XR Labs

Spatial audio and implementation for Unity VR/AR training simulations used in defence and public-safety contexts.

Role Technical Sound Designer (sole audio)
Company XR Labs Belgium
Domain Defence & Public Safety
Year 2025 - Present
Unity Steam Audio VR / AR Spatial Audio Perforce
Soldiers training in the XR Labs VR facility

Training DSU - XR Labs Belgium

Audio notes

Project video. Spatial audio and implementation for Unity VR/AR training simulations used in defence and public-safety contexts.

Spatial Audio for Training Decisions

At XR Labs Belgium, I am the audio owner on selected Unity VR/AR training simulations.
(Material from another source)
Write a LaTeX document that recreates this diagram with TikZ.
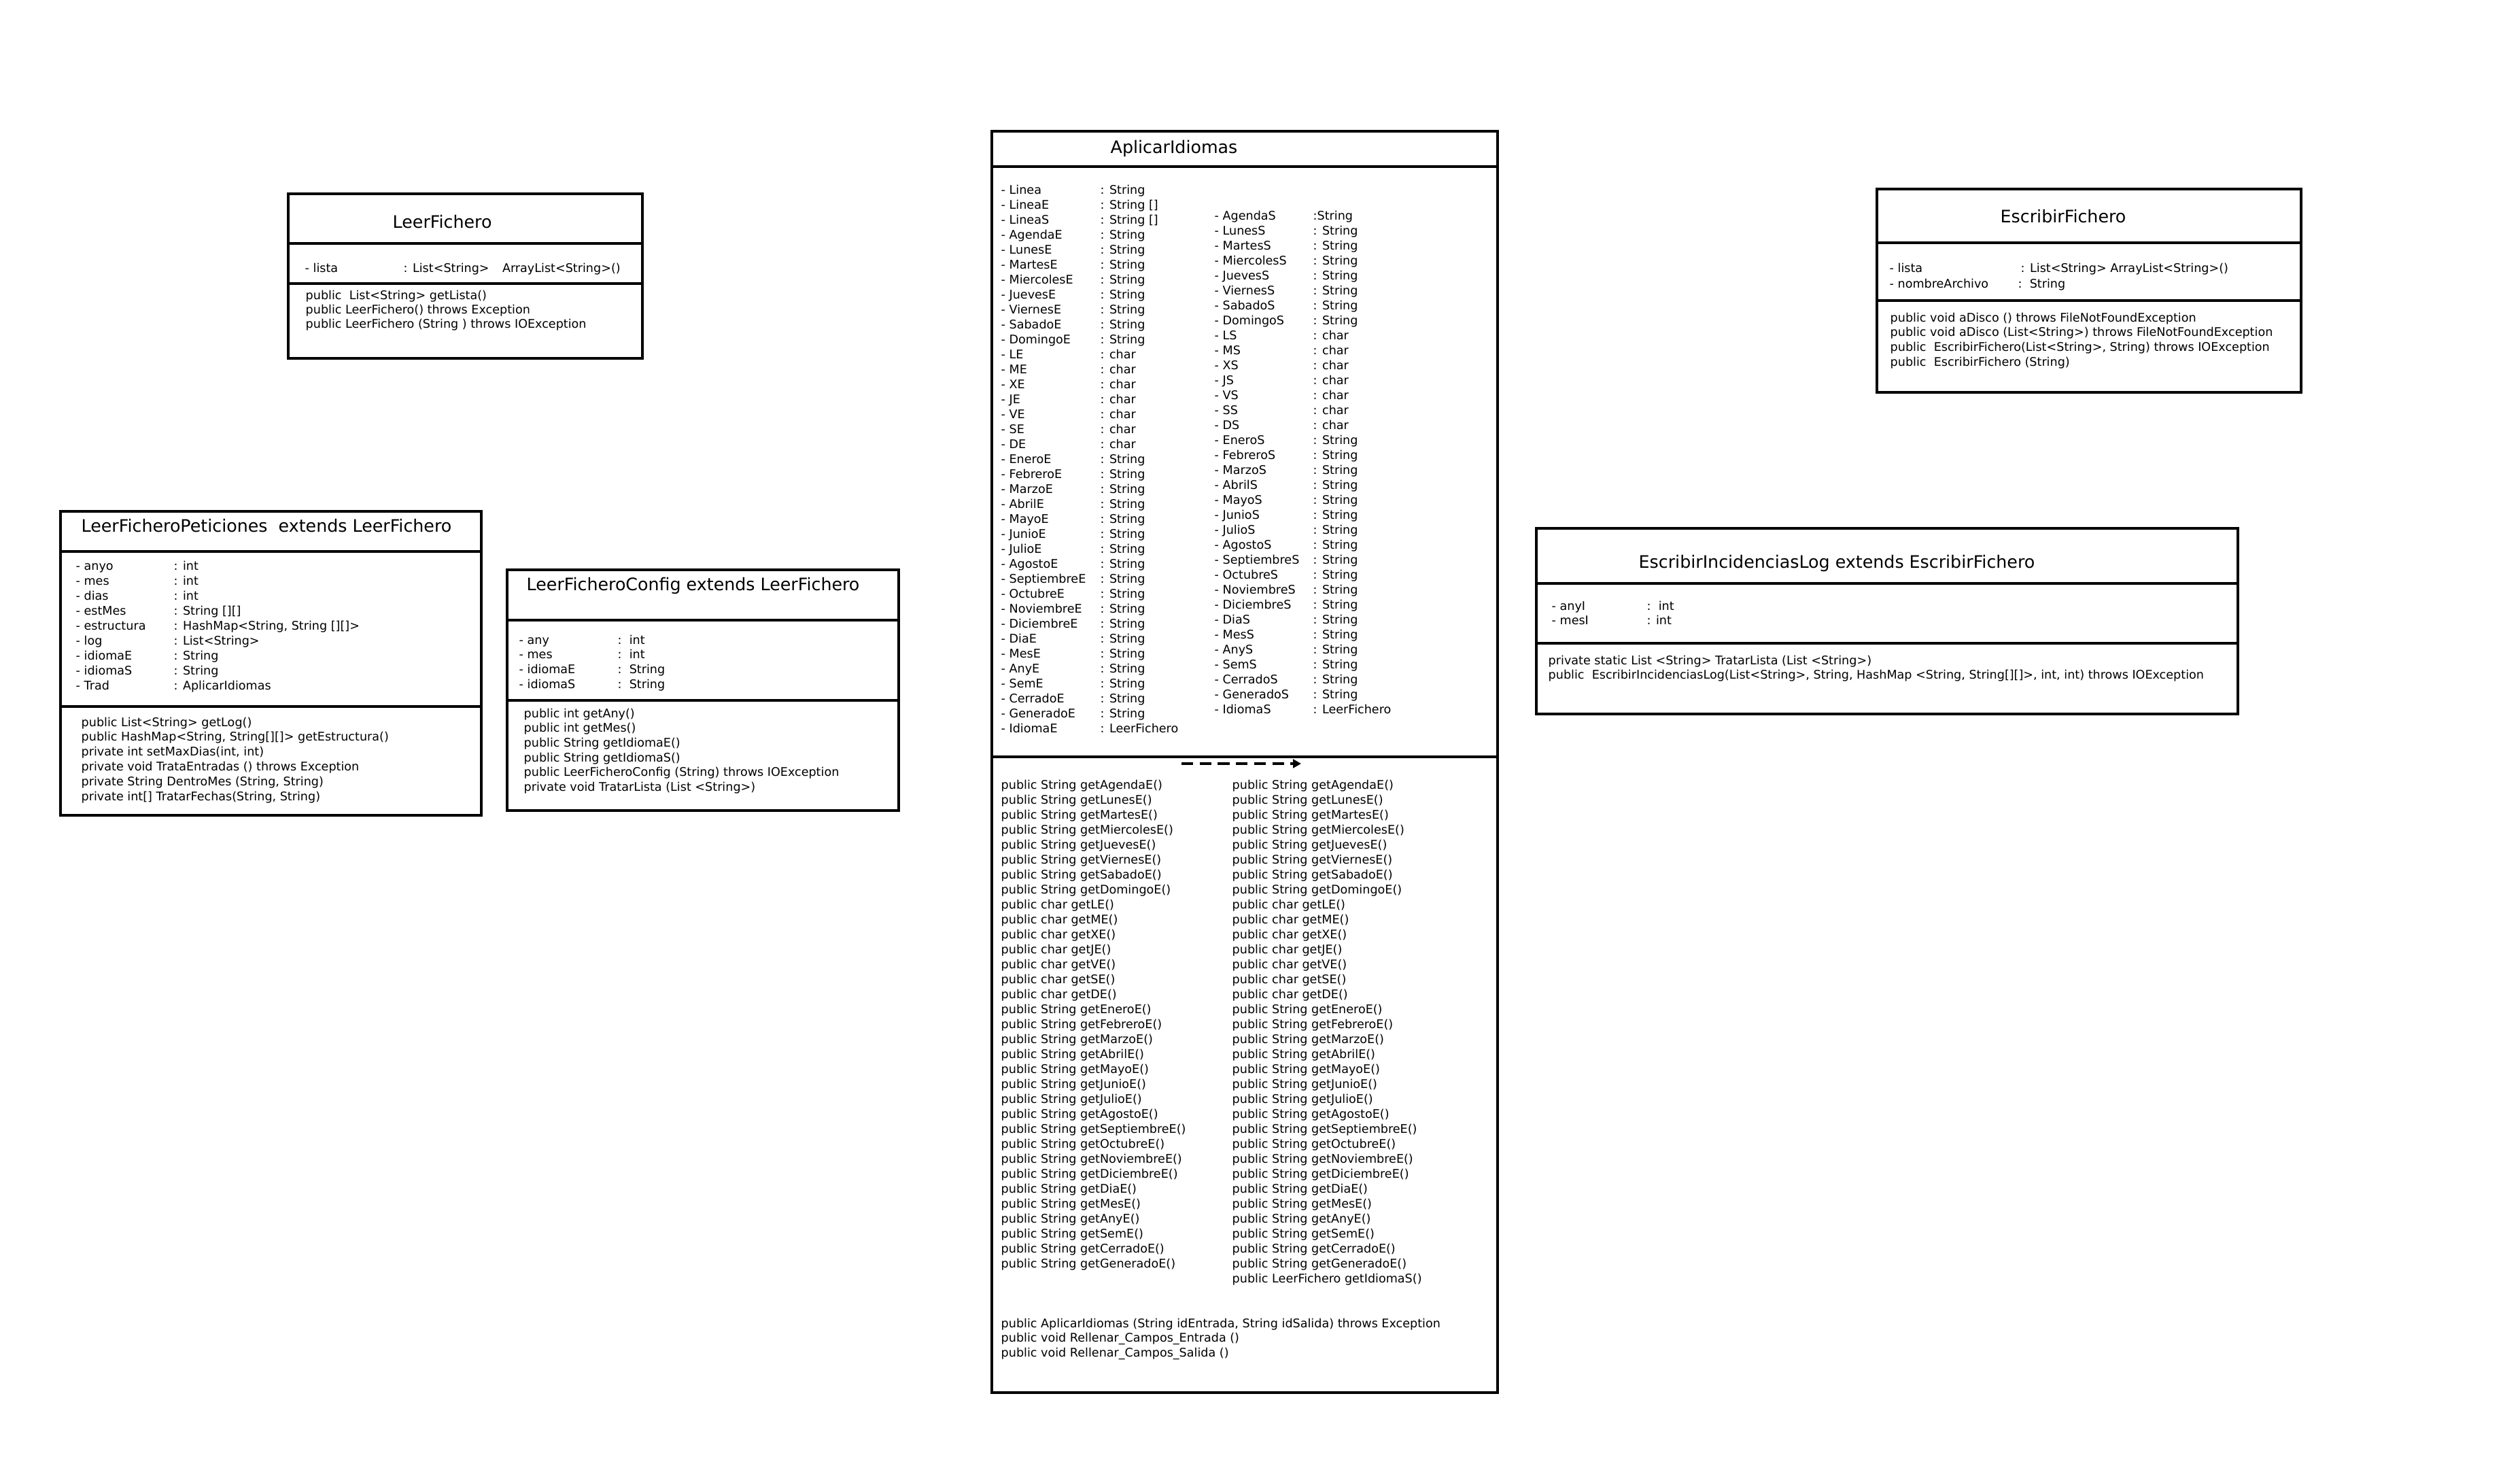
\documentclass[tikz,border=0pt]{standalone}
\usepackage{fontspec}
\setmainfont{DejaVu Sans}
\usepackage{tikz}
\usetikzlibrary{arrows.meta}

\begin{document}
\begin{tikzpicture}[
  classbox/.style={rectangle, draw, line width=1.1pt, anchor=north west, inner sep=0pt, outer sep=0pt},
  line/.style={draw, line width=1.1pt},
  ttl/.style={anchor=base west, inner sep=0pt, font=\fontsize{7.2}{8.6}\selectfont},
  txt/.style={anchor=base west, inner sep=0pt, font=\fontsize{5}{6}\selectfont},
  dep/.style={draw, line width=0.9pt, dash pattern=on 4.9pt off 2.7pt, -{Triangle[length=3.4pt, width=3.6pt]}}
]

\useasboundingbox (0,0) rectangle (37.07,-21.52);

% LeerFichero
\node[classbox, minimum width=5.21cm, minimum height=2.42cm] (lf) at (4.24,-2.85) {};
\draw[line] ([yshift=-0.73cm]lf.north west) -- ([yshift=-0.73cm]lf.north east);
\draw[line] ([yshift=-1.32cm]lf.north west) -- ([yshift=-1.32cm]lf.north east);
\node[ttl] (lfname) at (5.77,-3.35) {LeerFichero};
\node[txt] (lfa0) at (4.48,-4.00) {- lista};
\node[txt] (lfa0t) at (5.93,-4.00) {: List<String>\hspace{1.1em}ArrayList<String>()};
\foreach \mt [count=\i from 0] in {{public\ \ List<String> getLista()}, {public LeerFichero() throws Exception}, {public LeerFichero (String ) throws IOException}}
  \node[txt] (lfm\i) at (4.49,-4.40-0.21*\i) {\mt};

% LeerFicheroPeticiones
\node[classbox, minimum width=6.19cm, minimum height=4.47cm] (lfp) at (0.89,-7.52) {};
\draw[line] ([yshift=-0.59cm]lfp.north west) -- ([yshift=-0.59cm]lfp.north east);
\draw[line] ([yshift=-2.87cm]lfp.north west) -- ([yshift=-2.87cm]lfp.north east);
\node[ttl] (lfpname) at (1.19,-7.82) {LeerFicheroPeticiones\ \ extends LeerFichero};
\foreach \nm/\ty [count=\i from 0] in {anyo/int, mes/int, dias/int, estMes/String [][], estructura/{HashMap<String, String [][]>}, log/List<String>, idiomaE/String, idiomaS/String, Trad/AplicarIdiomas}{
  \node[txt] (lfpa\i) at (1.11,-8.38-0.22*\i) {- \nm};
  \node[txt] (lfpt\i) at (2.55,-8.38-0.22*\i) {: \ty};
}
\foreach \mt [count=\i from 0] in {{public List<String> getLog()}, {public HashMap<String, String[][]> getEstructura()}, {private int setMaxDias(int, int)}, {private void TrataEntradas () throws Exception}, {private String DentroMes (String, String)}, {private int[] TratarFechas(String, String)}}
  \node[txt] (lfpm\i) at (1.19,-10.68-0.218*\i) {\mt};

% LeerFicheroConfig
\node[classbox, minimum width=5.76cm, minimum height=3.54cm] (lfc) at (7.46,-8.38) {};
\draw[line] ([yshift=-0.74cm]lfc.north west) -- ([yshift=-0.74cm]lfc.north east);
\draw[line] ([yshift=-1.92cm]lfc.north west) -- ([yshift=-1.92cm]lfc.north east);
\node[ttl] (lfcname) at (7.74,-8.68) {LeerFicheroConfig extends LeerFichero};
\foreach \nm/\ty [count=\i from 0] in {any/int, mes/int, idiomaE/String, idiomaS/String}{
  \node[txt] (lfca\i) at (7.63,-9.47-0.217*\i) {- \nm};
  \node[txt] (lfct\i) at (9.08,-9.47-0.217*\i) {:~~\ty};
}
\foreach \mt [count=\i from 0] in {{public int getAny()}, {public int getMes()}, {public String getIdiomaE()}, {public String getIdiomaS()}, {public LeerFicheroConfig (String) throws IOException}, {private void TratarLista (List <String>)}}
  \node[txt] (lfcm\i) at (7.70,-10.55-0.217*\i) {\mt};

% AplicarIdiomas
\node[classbox, minimum width=7.44cm, minimum height=18.55cm] (ai) at (14.59,-1.93) {};
\draw[line] ([yshift=-0.52cm]ai.north west) -- ([yshift=-0.52cm]ai.north east);
\draw[line] ([yshift=-9.20cm]ai.north west) -- ([yshift=-9.20cm]ai.north east);
\node[ttl] (ainame) at (16.33,-2.25) {AplicarIdiomas};
\foreach \nm/\ty [count=\i from 0] in {Linea/String, LineaE/String [], LineaS/String [], AgendaE/String, LunesE/String, MartesE/String, MiercolesE/String, JuevesE/String, ViernesE/String, SabadoE/String, DomingoE/String, LE/char, ME/char, XE/char, JE/char, VE/char, SE/char, DE/char, EneroE/String, FebreroE/String, MarzoE/String, AbrilE/String, MayoE/String, JunioE/String, JulioE/String, AgostoE/String, SeptiembreE/String, OctubreE/String, NoviembreE/String, DiciembreE/String, DiaE/String, MesE/String, AnyE/String, SemE/String, CerradoE/String, GeneradoE/String, IdiomaE/LeerFichero}{
  \node[txt] (aie\i) at (14.72,-2.85-0.22*\i) {- \nm};
  \node[txt] (aiet\i) at (16.18,-2.85-0.22*\i) {: \ty};
}
\node[txt] (ais0) at (17.86,-3.23) {- AgendaS};
\node[txt] (aist0) at (19.31,-3.23) {:String};
\foreach \nm/\ty [count=\i from 1] in {LunesS/String, MartesS/String, MiercolesS/String, JuevesS/String, ViernesS/String, SabadoS/String, DomingoS/String, LS/char, MS/char, XS/char, JS/char, VS/char, SS/char, DS/char, EneroS/String, FebreroS/String, MarzoS/String, AbrilS/String, MayoS/String, JunioS/String, JulioS/String, AgostoS/String, SeptiembreS/String, OctubreS/String, NoviembreS/String, DiciembreS/String, DiaS/String, MesS/String, AnyS/String, SemS/String, CerradoS/String, GeneradoS/String, IdiomaS/LeerFichero}{
  \node[txt] (ais\i) at (17.86,-3.23-0.22*\i) {- \nm};
  \node[txt] (aist\i) at (19.31,-3.23-0.22*\i) {: \ty};
}
\coordinate (depA) at (17.38,-11.23);
\coordinate (depB) at (19.14,-11.23);
\draw[dep] (depA) -- (depB);
\foreach \ty/\nm [count=\i from 0] in {String/AgendaE, String/LunesE, String/MartesE, String/MiercolesE, String/JuevesE, String/ViernesE, String/SabadoE, String/DomingoE, char/LE, char/ME, char/XE, char/JE, char/VE, char/SE, char/DE, String/EneroE, String/FebreroE, String/MarzoE, String/AbrilE, String/MayoE, String/JunioE, String/JulioE, String/AgostoE, String/SeptiembreE, String/OctubreE, String/NoviembreE, String/DiciembreE, String/DiaE, String/MesE, String/AnyE, String/SemE, String/CerradoE, String/GeneradoE}{
  \node[txt] (aiml\i) at (14.72,-11.60-0.22*\i) {public \ty\ get\nm()};
  \node[txt] (aimr\i) at (18.12,-11.60-0.22*\i) {public \ty\ get\nm()};
}
\node[txt] (aimr33) at (18.12,-18.86) {public LeerFichero getIdiomaS()};
\node[txt] (aic0) at (14.72,-19.52) {public AplicarIdiomas (String idEntrada, String idSalida) throws Exception};
\node[txt] (aic1) at (14.72,-19.73) {public void Rellenar\_Campos\_Entrada ()};
\node[txt] (aic2) at (14.72,-19.95) {public void Rellenar\_Campos\_Salida ()};

% EscribirFichero
\node[classbox, minimum width=6.24cm, minimum height=2.99cm] (ef) at (27.61,-2.78) {};
\draw[line] ([yshift=-0.79cm]ef.north west) -- ([yshift=-0.79cm]ef.north east);
\draw[line] ([yshift=-1.64cm]ef.north west) -- ([yshift=-1.64cm]ef.north east);
\node[ttl] (efname) at (29.42,-3.27) {EscribirFichero};
\node[txt] (efa0) at (27.79,-4.00) {- lista};
\node[txt] (efa0t) at (29.72,-4.00) {: List<String> ArrayList<String>()};
\node[txt] (efa1) at (27.79,-4.23) {- nombreArchivo};
\node[txt] (efa1t) at (29.68,-4.23) {:~~String};
\foreach \mt [count=\i from 0] in {{public void aDisco () throws FileNotFoundException}, {public void aDisco (List<String>) throws FileNotFoundException}, {public\ \ EscribirFichero(List<String>, String) throws IOException}, {public\ \ EscribirFichero (String)}}
  \node[txt] (efm\i) at (27.80,-4.73-0.217*\i) {\mt};

% EscribirIncidenciasLog
\node[classbox, minimum width=10.32cm, minimum height=2.73cm] (eil) at (22.60,-7.77) {};
\draw[line] ([yshift=-0.81cm]eil.north west) -- ([yshift=-0.81cm]eil.north east);
\draw[line] ([yshift=-1.69cm]eil.north west) -- ([yshift=-1.69cm]eil.north east);
\node[ttl] (eilname) at (24.10,-8.35) {EscribirIncidenciasLog extends EscribirFichero};
\node[txt] (eila0) at (22.82,-8.97) {- anyI};
\node[txt] (eila0t) at (24.22,-8.97) {:~~int};
\node[txt] (eila1) at (22.82,-9.18) {- mesI};
\node[txt] (eila1t) at (24.22,-9.18) {: int};
\node[txt] (eilm0) at (22.77,-9.77) {private static List <String> TratarLista (List <String>)};
\node[txt] (eilm1) at (22.77,-9.98) {public\ \ EscribirIncidenciasLog(List<String>, String, HashMap <String, String[][]>, int, int) throws IOException};

\end{tikzpicture}
\end{document}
I build and maintain spatial audio, occlusion, and implementation workflows for projects where sound has to support training decisions, not just atmosphere.

The trainees use sound as a key cue for locating threats when visibility is limited. A gunshot has to come from the right direction, at the right distance, through the right walls. I set up Steam Audio propagation so sounds reflect and occlude based on actual room geometry instead of baked approximations.

I work with Unity and Steam Audio, version-controlled through Perforce. The specifics are confidential, but the work is mostly spatial accuracy problems: making sure a voice behind a closed door sounds behind a closed door, not next to you. The non-confidential goal is for direction and distance cues to be clear enough that trainees can react without an extra UI prompt.

Spatial Cues Without Extra UI

Closed-Door Occlusion

The problem: a voice behind a door should sound blocked by the room, not simply quieter. I tune occlusion and propagation in Steam Audio so walls, doors, and corners change the sound before it reaches the trainee.

Readable Direction

Training scenarios often cannot rely on UI markers for threats. I make gunshots, voices, and movement cues match the room layout so trainees can react from audio direction and distance when visibility is limited.

Production Workflow

The work lives in Unity projects shared through Perforce, so implementation has to be repeatable. I keep audio settings and scene changes structured enough for designers and engineers to sync without breaking spatial behaviour.